Les projets de lois organique et ordinaire que nous examinons étaient initialement conçus comme des textes techniques visant à tirer les conséquences de diverses réformes intervenues au cours des derniers mois sur l'alinéa 5 de l'article 13 de la Constitution. Introduite par la réforme constitutionnelle de 2008, cette disposition confère au Parlement un droit de veto sur certaines nominations proposées par le Président de la République « en raison de leur importance pour la garantie des droits et des libertés ou la vie économique et sociale de la Nation ».
Ce droit de veto s'exerce sous la forme d'une audition par la commission compétente de chacune des deux chambres de la personne dont la nomination est envisagée. À la suite de cette audition, la nomination peut être repoussée selon la règle des trois cinquièmes négatifs.

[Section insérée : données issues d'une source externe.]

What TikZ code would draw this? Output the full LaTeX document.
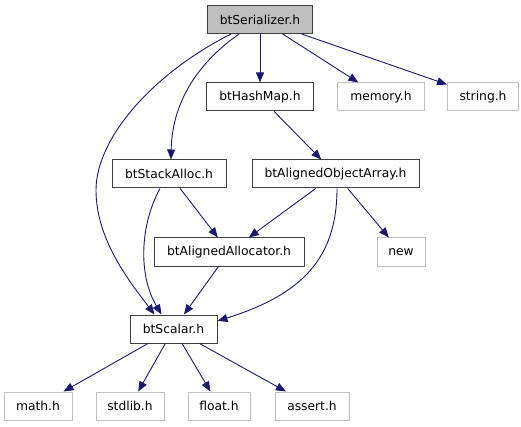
\documentclass[tikz,border=0pt]{standalone}
\usepackage{fontspec}
\setmainfont{DejaVu Sans}
\usetikzlibrary{arrows.meta, positioning}

\definecolor{edgeblue}{RGB}{25,25,112}
\definecolor{extgray}{RGB}{191,191,191}
\definecolor{docgray}{RGB}{64,64,64}

\begin{document}
\begin{tikzpicture}[
        x=1pt, y=-1pt,
        node distance=23pt,
        % Testo di default: DejaVu come nei grafi doxygen
        every node/.style={font=\fontsize{12.3}{14}\selectfont, inner sep=0pt, minimum height=28pt},
        % Header documentati: bordo scuro
        hdr/.style={draw=docgray, line width=1pt, fill=white},
        % Header esterni (di sistema): bordo grigio chiaro
        sys/.style={draw=extgray, line width=1pt, fill=white},
        % File corrente
        current/.style={hdr, fill=extgray},
        % Frecce di inclusione
        incl/.style={-{Triangle[length=10pt, width=8pt]}, draw=edgeblue, line width=0.9pt}
    ]

    \useasboundingbox (0,0) rectangle (521,427);

    % --- Livello 0: file corrente ---
    \node[current, minimum width=105pt] (serializer) at (260,19.5) {btSerializer.h};

    % --- Livello 1 ---
    \node[hdr, minimum width=107pt] (hashmap) at (260,97) {btHashMap.h};
    \node[sys, minimum width=87pt, right=of hashmap] (memory) {memory.h};
    \node[sys, minimum width=71pt, right=22pt of memory] (string) {string.h};

    % --- Livello 2 ---
    \node[hdr, minimum width=114pt] (stackalloc) at (169,174) {btStackAlloc.h};
    \node[hdr, minimum width=167pt] (objarray) at (335.5,174) {btAlignedObjectArray.h};

    % --- Livello 3 ---
    \node[hdr, minimum width=150pt] (allocator) at (229,252) {btAlignedAllocator.h};
    \node[sys, minimum width=48pt] (new) at (401,252) {new};

    % --- Livello 4 ---
    \node[hdr, minimum width=87pt] (scalar) at (173.5,329) {btScalar.h};

    % --- Livello 5: header di sistema ---
    \node[sys, minimum width=68pt] (math) at (38,406) {math.h};
    \node[sys, minimum width=68pt, right=of math] (stdlib) {stdlib.h};
    \node[sys, minimum width=62pt, right=of stdlib] (float) {float.h};
    \node[sys, minimum width=74pt, right=24pt of float] (assert) {assert.h};

    % --- Inclusioni dirette ---
    \draw[incl] (serializer) -- (hashmap);
    \draw[incl] (serializer) -- (memory);
    \draw[incl] (serializer) -- (string);
    \draw[incl] ([xshift=-21pt]serializer.south) .. controls (195,65) and (172,105) .. ([xshift=2pt]stackalloc.north);
    \draw[incl] ([xshift=-29pt]serializer.south) .. controls (150,75) and (96,140) .. (96,190)
        .. controls (96,240) and (130,282) .. ([xshift=-19pt]scalar.north);

    \draw[incl] (hashmap) -- (objarray);

    \draw[incl] (stackalloc) -- (allocator);
    \draw[incl] ([xshift=-9pt]stackalloc.south) .. controls (140,225) and (138,275) .. ([xshift=-12pt]scalar.north);

    \draw[incl] (objarray) -- (allocator);
    \draw[incl] (objarray) -- (new);
    \draw[incl] ([xshift=1.5pt]objarray.south) .. controls (337,260) and (300,295) .. ([yshift=8pt]scalar.east);

    \draw[incl] (allocator) -- (scalar);

    % Header di sistema inclusi da btScalar.h
    \draw[incl] (scalar) -- (math);
    \draw[incl] (scalar) -- (stdlib);
    \draw[incl] (scalar) -- (float);
    \draw[incl] (scalar) -- (assert);

\end{tikzpicture}
\end{document}
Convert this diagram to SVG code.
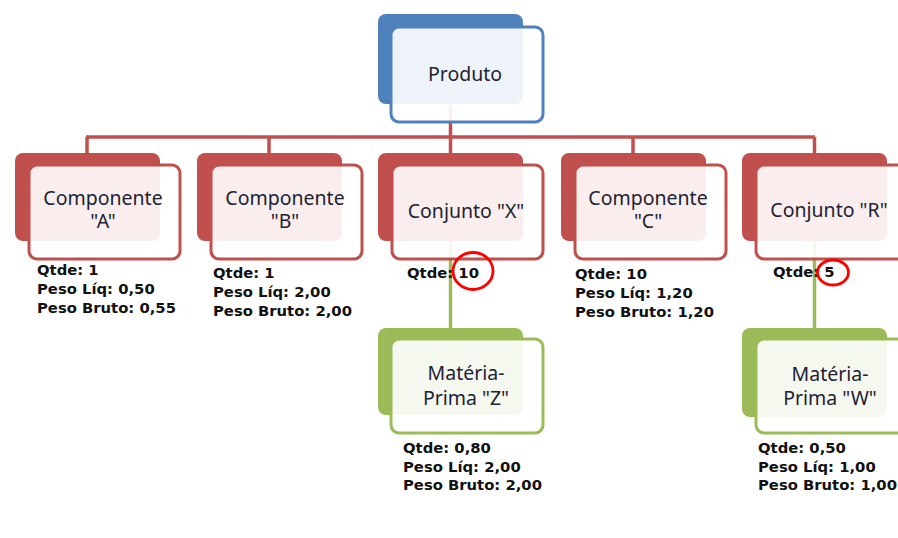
<svg xmlns="http://www.w3.org/2000/svg" width="898" height="538" viewBox="0 0 898 538">
<style>
.bg{fill:#ffffff}
.backB{fill:#4F81BD}
.backR{fill:#C0504D}
.backG{fill:#9BBB59}
.front{fill:#ffffff;fill-opacity:0.9;stroke-width:3}
.fB{stroke:#4F81BD}
.fR{stroke:#C0504D}
.fG{stroke:#9BBB59}
.t{font-family:"Noto Sans","Liberation Sans",sans-serif;font-size:19.5px;fill:#1e2233;text-anchor:middle}
.l{font-family:"DejaVu Sans","Liberation Sans",sans-serif;font-weight:bold;font-size:14.8px;fill:#111111}
.cr{fill:none;stroke:#C0504D;stroke-width:3.5}
.cg{fill:none;stroke:#9BBB59;stroke-width:3.5}
.mark{fill:none;stroke:#FF0000;stroke-width:2.8}
</style>
<rect class="bg" x="0" y="0" width="898" height="538"/>
<g id="connectors">
<path class="cr" d="M450.5 105 V137 M86 137 H815 M87 137 V155 M269 137 V155 M450.5 137 V155 M633 137 V155 M814.5 137 V155"/>
<path class="cg" d="M450.5 241 V330 M814.5 241 V330"/>
</g>
<g id="produto">
<rect class="backB" x="378" y="14" width="145" height="90" rx="8"/>
<rect class="front fB" x="391" y="27" width="152" height="95" rx="8"/>
<text class="t" x="465" y="81">Produto</text>
</g>
<g id="componente-a">
<rect class="backR" x="15" y="153" width="145" height="88" rx="8"/>
<rect class="front fR" x="29" y="165" width="151" height="94" rx="8"/>
<text class="t" x="103" y="205">Componente</text>
<text class="t" x="103" y="228">"A"</text>
<text class="l" x="37" y="275">Qtde: 1</text>
<text class="l" x="37" y="294">Peso Líq: 0,50</text>
<text class="l" x="37" y="313">Peso Bruto: 0,55</text>
</g>
<g id="componente-b">
<rect class="backR" x="197" y="153" width="145" height="88" rx="8"/>
<rect class="front fR" x="211" y="165" width="151" height="94" rx="8"/>
<text class="t" x="285" y="205">Componente</text>
<text class="t" x="285" y="228">"B"</text>
<text class="l" x="213" y="278">Qtde: 1</text>
<text class="l" x="213" y="297">Peso Líq: 2,00</text>
<text class="l" x="213" y="316">Peso Bruto: 2,00</text>
</g>
<g id="conjunto-x">
<rect class="backR" x="378" y="153" width="145" height="88" rx="8"/>
<rect class="front fR" x="392" y="165" width="151" height="94" rx="8"/>
<text class="t" x="466" y="218">Conjunto "X"</text>
<text class="l" x="407" y="278">Qtde: 10</text>
<ellipse class="mark" cx="473" cy="271" rx="20" ry="18.5"/>
</g>
<g id="componente-c">
<rect class="backR" x="561" y="153" width="145" height="88" rx="8"/>
<rect class="front fR" x="575" y="165" width="151" height="94" rx="8"/>
<text class="t" x="648" y="205">Componente</text>
<text class="t" x="648" y="228">"C"</text>
<text class="l" x="575" y="279">Qtde: 10</text>
<text class="l" x="575" y="298">Peso Líq: 1,20</text>
<text class="l" x="575" y="317">Peso Bruto: 1,20</text>
</g>
<g id="conjunto-r">
<rect class="backR" x="742" y="153" width="145" height="88" rx="8"/>
<rect class="front fR" x="756" y="165" width="151" height="94" rx="8"/>
<text class="t" x="829" y="217">Conjunto "R"</text>
<text class="l" x="773" y="277">Qtde: 5</text>
<ellipse class="mark" cx="833" cy="272.5" rx="15.5" ry="12.5"/>
</g>
<g id="materia-prima-z">
<rect class="backG" x="378" y="328" width="145" height="87" rx="8"/>
<rect class="front fG" x="391" y="339" width="152" height="94" rx="8"/>
<text class="t" x="466" y="380">Matéria-</text>
<text class="t" x="466" y="405">Prima "Z"</text>
<text class="l" x="403" y="453">Qtde: 0,80</text>
<text class="l" x="403" y="471.5">Peso Líq: 2,00</text>
<text class="l" x="403" y="490">Peso Bruto: 2,00</text>
</g>
<g id="materia-prima-w">
<rect class="backG" x="742" y="328" width="145" height="89" rx="8"/>
<rect class="front fG" x="756" y="339" width="151" height="94" rx="8"/>
<text class="t" x="830" y="381">Matéria-</text>
<text class="t" x="830" y="405">Prima "W"</text>
<text class="l" x="758" y="453">Qtde: 0,50</text>
<text class="l" x="758" y="471.5">Peso Líq: 1,00</text>
<text class="l" x="758" y="490">Peso Bruto: 1,00</text>
</g>
</svg>
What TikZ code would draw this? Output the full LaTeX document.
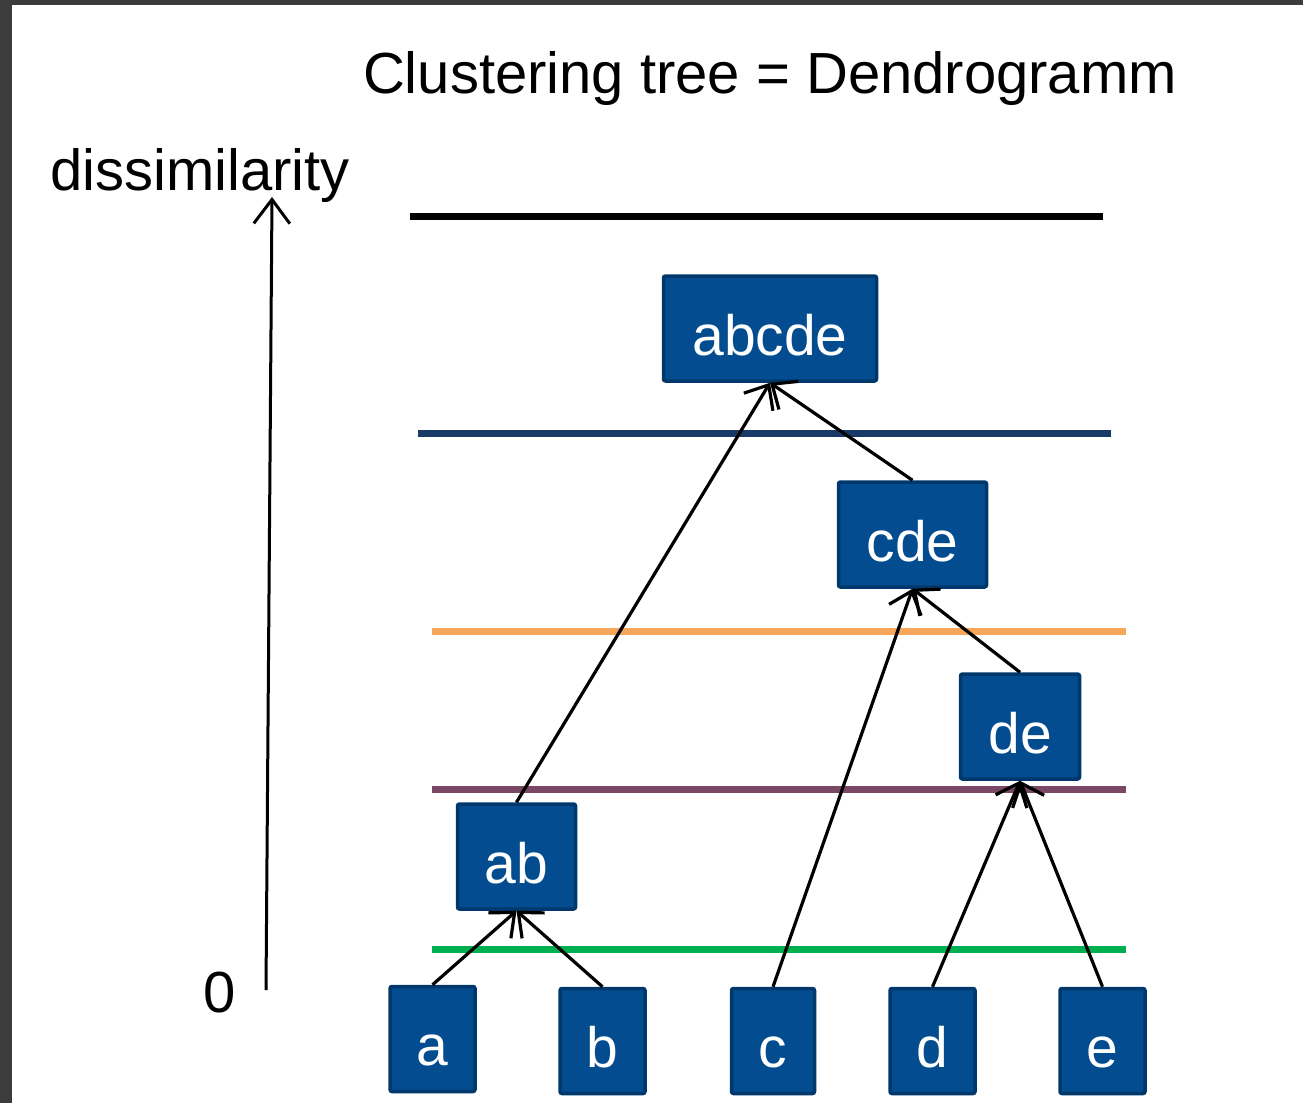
\documentclass[tikz,border=0pt]{standalone}
\usepackage{fontspec}
\setmainfont{Liberation Sans}
\usetikzlibrary{arrows.meta}

\definecolor{boxfill}{RGB}{2,76,143}
\definecolor{boxline}{RGB}{0,56,108}
\definecolor{framegray}{RGB}{60,60,60}
\definecolor{lvlnavy}{RGB}{24,58,102}
\definecolor{lvlorange}{RGB}{247,166,90}
\definecolor{lvlmauve}{RGB}{122,72,100}
\definecolor{lvlgreen}{RGB}{0,176,80}

\tikzset{
  cluster/.style={draw=boxline, fill=boxfill, line width=3.5pt, rounded corners=2pt,
    inner sep=0pt, text=white, font=\fontsize{57pt}{60pt}\selectfont,
    text height=53pt, text depth=0pt, minimum height=105pt},
  leaf/.style={cluster, minimum width=85pt},
  merge/.style={line width=3.2pt, -{Straight Barb[length=20pt,width=34pt]}},
  level/.style={line width=7pt},
  label/.style={font=\fontsize{58pt}{62pt}\selectfont, inner sep=0pt}
}

\begin{document}
\begin{tikzpicture}[x=1pt, y=-1pt]
  \useasboundingbox (0,0) rectangle (1303,1103);
  \fill[white] (0,0) rectangle (1303,1103);
  % window frame
  \fill[framegray] (0,0) rectangle (1303,5);
  \fill[framegray] (0,0) rectangle (12,1103);

  % title and axis labels
  \node[label, anchor=base] (title) at (770,93) {Clustering tree = Dendrogramm};
  \node[label, anchor=base west] (ylabel) at (50,190) {dissimilarity};
  \node[label, anchor=base] (zero) at (220,1012) {0};

  % dissimilarity axis
  \coordinate (axlo) at (266,990);
  \coordinate (axhi) at (272,197);
  \draw[line width=3pt, -{Straight Barb[length=24pt,width=36pt]}] (axlo) -- (axhi);

  % cut levels
  \draw[level, black] (410,216) -- (1103,216);
  \draw[level, lvlnavy] (418,433) -- (1111,433);
  \draw[level, lvlorange] (432,631) -- (1126,631);
  \draw[level, lvlmauve] (432,789) -- (1126,789);
  \draw[level, lvlgreen] (432,949) -- (1126,949);

  % clusters
  \node[cluster, minimum width=213pt] (abcde) at (770,328.5) {abcde};
  \node[cluster, minimum width=148pt] (cde) at (912.5,534.5) {cde};
  \node[cluster, minimum width=119pt] (de) at (1020,726.5) {de};
  \node[cluster, minimum width=118pt] (ab) at (516.5,856.5) {ab};

  % leaves
  \node[leaf] (a) at (432.5,1039) {a};
  \node[leaf] (b) at (602.5,1041) {b};
  \node[leaf, minimum width=83pt] (c) at (773,1041) {c};
  \node[leaf] (d) at (932.5,1041) {d};
  \node[leaf] (e) at (1102.5,1041) {e};

  % merges
  \draw[merge] (a.north) -- (ab.south);
  \draw[merge] (b.north) -- (ab.south);
  \draw[merge] (d.north) -- (de.south);
  \draw[merge] (e.north) -- (de.south);
  \draw[merge] (c.north) -- (cde.south);
  \draw[merge] (de.north) -- (cde.south);
  \draw[merge] (ab.north) -- (abcde.south);
  \draw[merge] (cde.north) -- (abcde.south);
\end{tikzpicture}
\end{document}
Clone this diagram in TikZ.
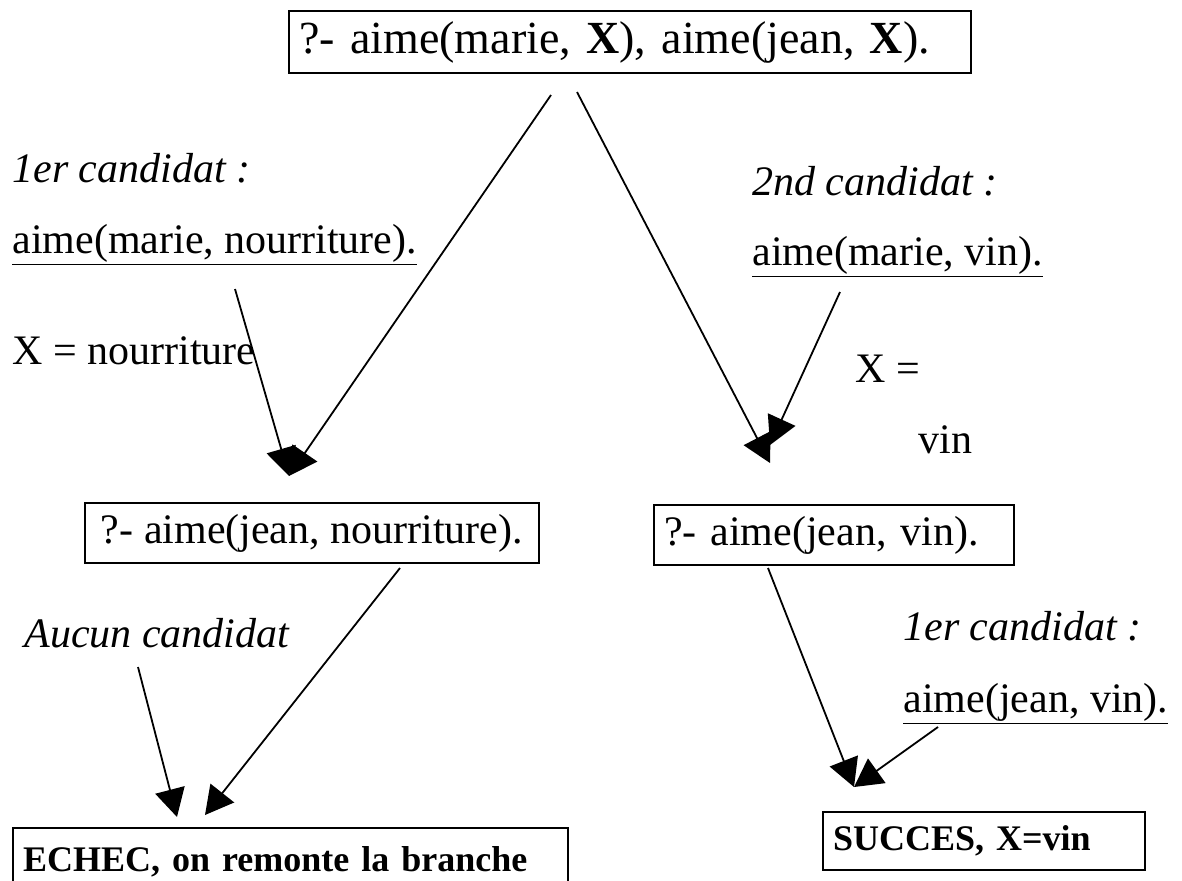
\documentclass[tikz,border=0pt]{standalone}
\usepackage{fontspec}
\setmainfont{Liberation Serif}
\usetikzlibrary{arrows.meta}

\tikzset{
  goal/.style={draw,line width=1pt,inner xsep=5pt,minimum height=30pt,
    font=\fontsize{21}{25}\selectfont},
  result/.style={goal,align=left,font=\fontsize{18}{22}\selectfont\bfseries},
  note/.style={anchor=base west,inner sep=0pt,font=\fontsize{21}{25}\selectfont},
  cand/.style={note,font=\fontsize{21}{25}\selectfont\itshape},
  arr/.style={line width=0.9pt,-{Triangle[length=14pt,width=15pt]}},
}
\newcommand{\clause}[1]{\underline{#1}}

\begin{document}
\begin{tikzpicture}[x=0.5pt,y=-0.5pt]
    \useasboundingbox (0,0) rectangle (1182,880);

    % the query and the two branches
    \node[goal,anchor=north west,align=left,text width=331pt,minimum height=31pt,
          font=\fontsize{23}{27}\selectfont] (query) at (288,10)
        {?- aime(marie, \textbf{X}), aime(jean, \textbf{X}).};
    \node[goal,anchor=north east,inner xsep=8pt] (left) at (540,502)
        {?- aime(jean, nourriture).};
    \node[goal,anchor=north west,align=left,text width=170pt] (right) at (653,504)
        {?- aime(jean, vin).};
    \node[result,anchor=north west,text width=267.5pt,minimum height=34pt] (echec) at (12,827)
        {ECHEC, on remonte la branche};
    \node[result,anchor=north west,text width=151pt,minimum height=29pt] (succes) at (822,811)
        {SUCCES, X=vin};

    % labels
    \node[cand] (c1) at (12,182) {1er candidat :};
    \node[note] (m1) at (12,253) {\clause{aime(marie, nourriture).}};
    \node[note] (u1) at (12,364) {X = nourriture};
    \node[cand] (c2) at (752,195) {2nd candidat :};
    \node[note] (m2) at (752,265) {\clause{aime(marie, vin).}};
    \node[note] (u2a) at (855,382) {X =};
    \node[note] (u2b) at (918,453) {vin};
    \node[cand] (c3) at (24,647) {Aucun candidat};
    \node[cand] (c4) at (903,640) {1er candidat :};
    \node[note] (m4) at (903,712) {\clause{aime(jean, vin).}};

    % ends of the arrows
    \coordinate (qL) at (551,95);
    \coordinate (qR) at (577,92);
    \coordinate (m1s) at (235,289);
    \coordinate (m2s) at (840,292);
    \coordinate (c3s) at (138,667);
    \coordinate (m4s) at (938,727);
    \coordinate (ls) at (400,568);
    \coordinate (rs) at (768,568);
    \coordinate (tipL) at (289,476);
    \coordinate (tipR) at (770,463);
    \coordinate (tipR2) at (770,445);
    \coordinate (tipE1) at (177,817);
    \coordinate (tipE2) at (205,815);
    \coordinate (tipS) at (854,787);

    \draw[arr] (qL) -- (tipL);
    \draw[arr] (m1s) -- (tipL);
    \draw[arr] (qR) -- (tipR);
    \draw[arr] (m2s) -- (tipR2);
    \draw[arr] (c3s) -- (tipE1);
    \draw[arr] (ls) -- (tipE2);
    \draw[arr] (rs) -- (tipS);
    \draw[arr] (m4s) -- (tipS);
\end{tikzpicture}
\end{document}
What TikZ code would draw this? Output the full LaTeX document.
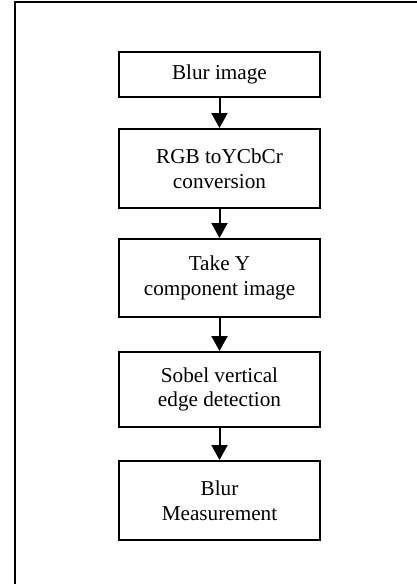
\documentclass[tikz,border=0pt]{standalone}
\usepackage{fontspec}
\setmainfont{Liberation Serif}
\usetikzlibrary{arrows.meta}
\usetikzlibrary{positioning}

\begin{document}
\begin{tikzpicture}[x=0.5pt,y=-0.5pt,
    blockbox/.style={draw,line width=1pt,minimum width=100.5pt,align=center,
      inner sep=0pt,font=\fontsize{10.6}{12.3}\selectfont},
    flowarrow/.style={line width=1pt,-{Triangle[width=8pt,length=7.5pt]}}]
      \useasboundingbox (0,0) rectangle (417,584);
      % frame, only top and left edges show
      \draw[line width=1pt] (15,584) -- (15,2) -- (417,2);
      \node[blockbox,minimum height=22.5pt] (blur) at (219.5,74.5) {Blur image};
      \node[blockbox,minimum height=39.5pt] (ycbcr) at (219.5,168.5) {RGB toYCbCr\\conversion};
      \node[blockbox,minimum height=39pt] (ycomp) at (219.5,278) {Take Y\\component image};
      \node[blockbox,minimum height=37.5pt] (sobel) at (219.5,389.5) {Sobel vertical\\edge detection};
      \node[blockbox,minimum height=39.5pt] (measure) at (219.5,500.5) {Blur\\Measurement};
      \draw[flowarrow] (blur) -- (ycbcr);
      \draw[flowarrow] (ycbcr) -- (ycomp);
      \draw[flowarrow] (ycomp) -- (sobel);
      \draw[flowarrow] (sobel) -- (measure);
\end{tikzpicture}
\end{document}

La loi organique du 23 juillet 2010, que nous nous apprêtons à modifier, fixe une liste d'une cinquantaine d'emplois et de fonctions concernés par cette procédure. Des réformes intervenues récemment invitent à la mettre à jour : c'est pourquoi le projet de loi organique déposé par le Gouvernement vise à substituer l'Autorité nationale des jeux à l'Autorité de régulation des jeux en ligne, l'ARJEL, et à retirer de la liste le président de la Française des jeux, dans le prolongement des réformes adoptées dans la loi Pacte.
D'autre part, la loi du 27 juin 2018 pour un nouveau pacte ferroviaire a institué un groupe public ferroviaire unifié mettant fin à Réseau ferré de France, RFF, qui réunissait trois établissements publics industriels et commerciaux.
Pour tenir compte de cette transformation, le projet de loi organique ajoute le directeur général de la SNCF à la liste des nominations relevant de l'article 13 de la Constitution. Par ailleurs, il modifie l'intitulé de l'Autorité de régulation des activités ferroviaires et routières, devenue au 1er octobre 2019 l'Autorité de régulation des transports.
Tel était donc le périmètre initial du projet de loi organique. Le Sénat a élargi la liste des nominations relevant de l'article 13 de la Constitution, en y incluant le président de la Commission d'accès aux documents administratifs et le directeur général de l'Office français de l'immigration et de l'intégration.
Notre commission des lois a jugé utile cet apport du Sénat. Elle a en outre, sur proposition du groupe La France insoumise, ajouté à cette liste le directeur général de l'ANSM et celui de l'ANSES. Cet élargissement nous semble opportun, compte tenu du rôle important de ces deux agences, et du caractère sensible des enjeux qu'elles doivent traiter.
Par ailleurs, j'évoquerai l'article 2 du projet de loi ordinaire, qui vise à proroger jusqu'au 25 janvier 2021 le mandat des membres de la HADOPI, dans l'éventualité d'une fusion de celle-ci avec le CSA, qui devrait être débattue dans le cadre de l'examen du futur projet de loi relatif à l'audiovisuel.
Certains ici affirment que voter l'article équivaut à présager de l'issue de celui-ci. Au contraire, c'est faire preuve de réalisme : en prolongeant le mandat précité, nous évitons de procéder à de nouvelles nominations, ce qui permet de réaliser une économie de temps. Si le texte n'est pas voté, cela permettra d'en tirer les conséquences sur les missions des titulaires qu'il faudra nommer alors. Ainsi, ces nominations seront effectuées en toute connaissance de cause.
Si le fond de l'article n'appelle aucune remarque particulière, je tiens à rappeler qu'il faudra faire preuve de prudence, en raison de la non-conformité potentielle de la HADOPI à la jurisprudence « Tele 2 » de la Cour de justice de l'Union européenne, d'après laquelle la conservation généralisée et indifférenciée des métadonnées, même à des fins de lutte contre la criminalité, est contraire au droit communautaire. Plus généralement, il me semble utile de s'interroger, à l'avenir, sur l'efficacité de la HADOPI rapportée à son coût.
Cette précision formulée, et compte tenu des observations qui précèdent, le groupe MODEM et apparentés votera pour les deux textes.